Michael Anderson spent two years researching this adaptation of Paul Brickhill's eponymous bestseller and Guy Gibson's memoir, Enemy Coast Ahead. However, he shifted the emphasis away from the heroics of the 617 Squadron, which lost 56 men in the raid on Germany's industrial heartland, and on to the unsung ingenuity of the backroom boffins who kept the forces supplied with potentially war-winning weaponry.
The tone very much reflected that established during the Second World War itself, when the likes of San Demetrio, London and Fires Were Started boosted the morale of British audiences without whipping them into the flagwaving frenzy that so many Hollywood combat pictures sought to arouse.

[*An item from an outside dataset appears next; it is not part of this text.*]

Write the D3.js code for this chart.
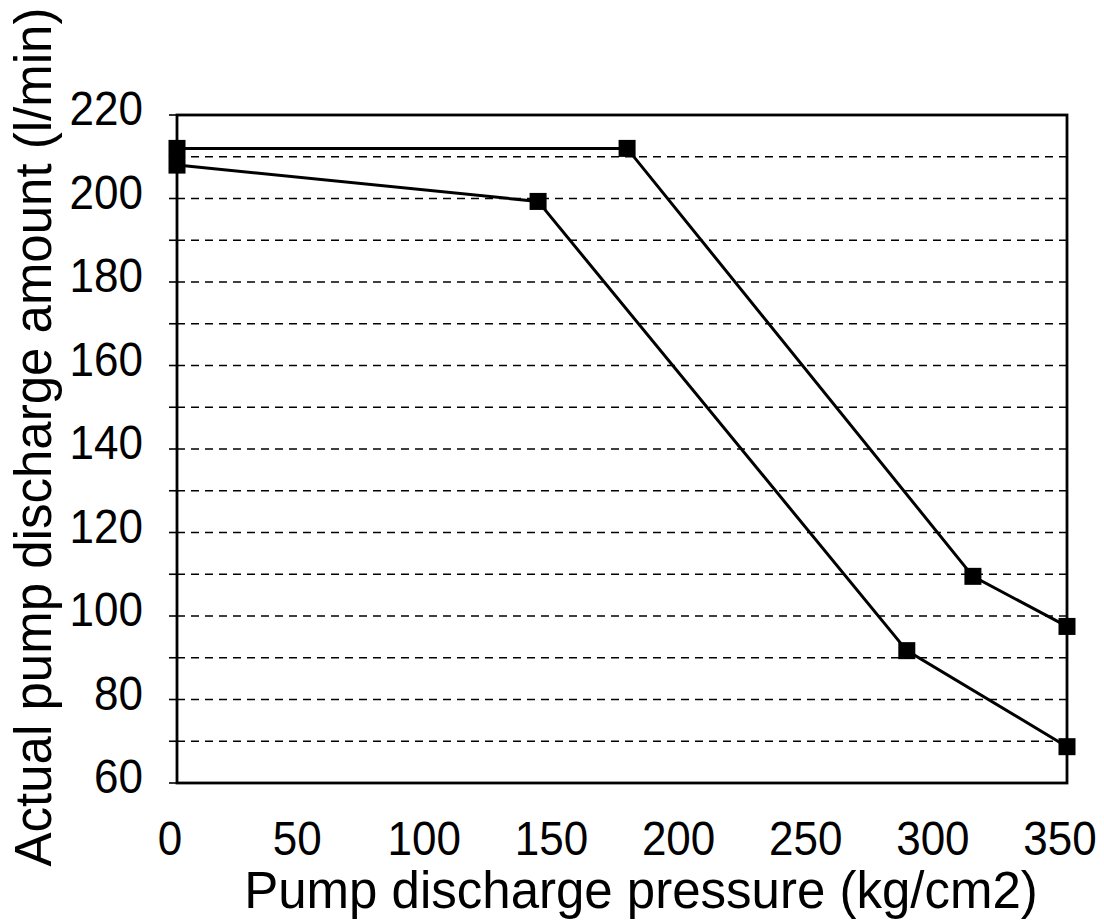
<!DOCTYPE html>
<html><head><meta charset="utf-8">
<script src="https://d3js.org/d3.v7.min.js"></script>
<style>body{margin:0;background:#fff}text{font-family:"Liberation Sans",Arial,sans-serif;fill:#000}</style>
</head><body><svg id="c" width="1104" height="921"></svg>
<script>
const seriesA_x = [0, 177, 313, 350];
const seriesA_y = [212, 212, 109.5, 97.5];
const seriesB_x = [0, 142, 287, 350];
const seriesB_y = [208, 199.3, 91.7, 68.7];
const xTicks = [0, 50, 100, 150, 200, 250, 300, 350];
const yTicks = [60, 80, 100, 120, 140, 160, 180, 200, 220];
const yGrid = [70, 80, 90, 100, 110, 120, 130, 140, 150, 160, 170, 180, 190, 200, 210];

const svg = d3.select("#c");
const L = 177, R = 1067, T = 115, B = 783;
const x = d3.scaleLinear().domain([0, 350]).range([L, R]);
const y = d3.scaleLinear().domain([60, 220]).range([B, T]);

// grid
svg.append("g").selectAll("line").data(yGrid).join("line")
  .attr("x1", L).attr("x2", R).attr("y1", d => y(d)).attr("y2", d => y(d))
  .attr("stroke", "#000").attr("stroke-width", 1.6).attr("stroke-dasharray", "8,6");

// left tick marks
svg.append("g").selectAll("line").data(d3.range(60, 221, 10)).join("line")
  .attr("x1", L - 8).attr("x2", L).attr("y1", d => y(d)).attr("y2", d => y(d))
  .attr("stroke", "#000").attr("stroke-width", 1.6);

// frame
svg.append("rect").attr("x", L).attr("y", T).attr("width", R - L).attr("height", B - T)
  .attr("fill", "none").attr("stroke", "#000").attr("stroke-width", 2.8);

// y labels
svg.append("g").selectAll("text").data(yTicks).join("text")
  .attr("transform", d => `translate(143,${y(d) + 10}) scale(1,1.08)`)
  .attr("text-anchor", "end").attr("font-size", 44).text(d => d);
// x labels
svg.append("g").selectAll("text").data(xTicks).join("text")
  .attr("transform", d => `translate(${x(d) - 7},855) scale(1,1.08)`)
  .attr("text-anchor", "middle").attr("font-size", 44).text(d => d);

svg.append("text").attr("x", 641).attr("y", 908).attr("text-anchor", "middle")
  .attr("font-size", 51).text("Pump discharge pressure (kg/cm2)");
svg.append("text").attr("transform", "translate(51,437) rotate(-90)").attr("text-anchor", "middle")
  .attr("font-size", 51).text("Actual pump discharge amount (l/min)");

const line = d3.line().x(d => x(d[0])).y(d => y(d[1]));
[[seriesA_x, seriesA_y], [seriesB_x, seriesB_y]].forEach(([xs, ys]) => {
  const pts = xs.map((v, i) => [v, ys[i]]);
  svg.append("path").datum(pts).attr("d", line).attr("fill", "none")
    .attr("stroke", "#000").attr("stroke-width", 3);
  svg.append("g").selectAll("rect").data(pts).join("rect")
    .attr("x", d => x(d[0]) - 8.5).attr("y", d => y(d[1]) - 8.5)
    .attr("width", 17).attr("height", 17).attr("fill", "#000");
});
</script></body></html>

This insistence on authenticity partly explains Anderson's decision to shoot in black and white, although the clincher was the availability of original footage of the bomb tests (which was augmented elsewhere by the superb special effects, which earned Gilbert Taylor an Oscar nomination).
Mention The Dam Busters today and most people will burst into Eric Coates's famous march. But the attack on the Murnur and Aida dams only occupies a fraction of the running time. Anderson and screenwriter R.C. Sheriff (who had written that seminal study of life in the trenches, Journey's End) were acutely aware of the sacrifice made by Gibson's unit, which lost eight of its 14 planes, and paid handsome tribute in the sequences in which it trains for the mission.
However, they were more concerned with the ethical conundrum facing Barnes Wallis, who was torn between professional perfectionism, staunch patriotism and sickening guilt at the human cost his munitions would exact. Consequently, Michael Redgrave is able to give a more nuanced performance than Richard Todd, whose Gibson maintains his stereotypically stiff upper lip whether he's facing the loss of his beloved dog or the prospect of breaking bad news to the 617's loved ones.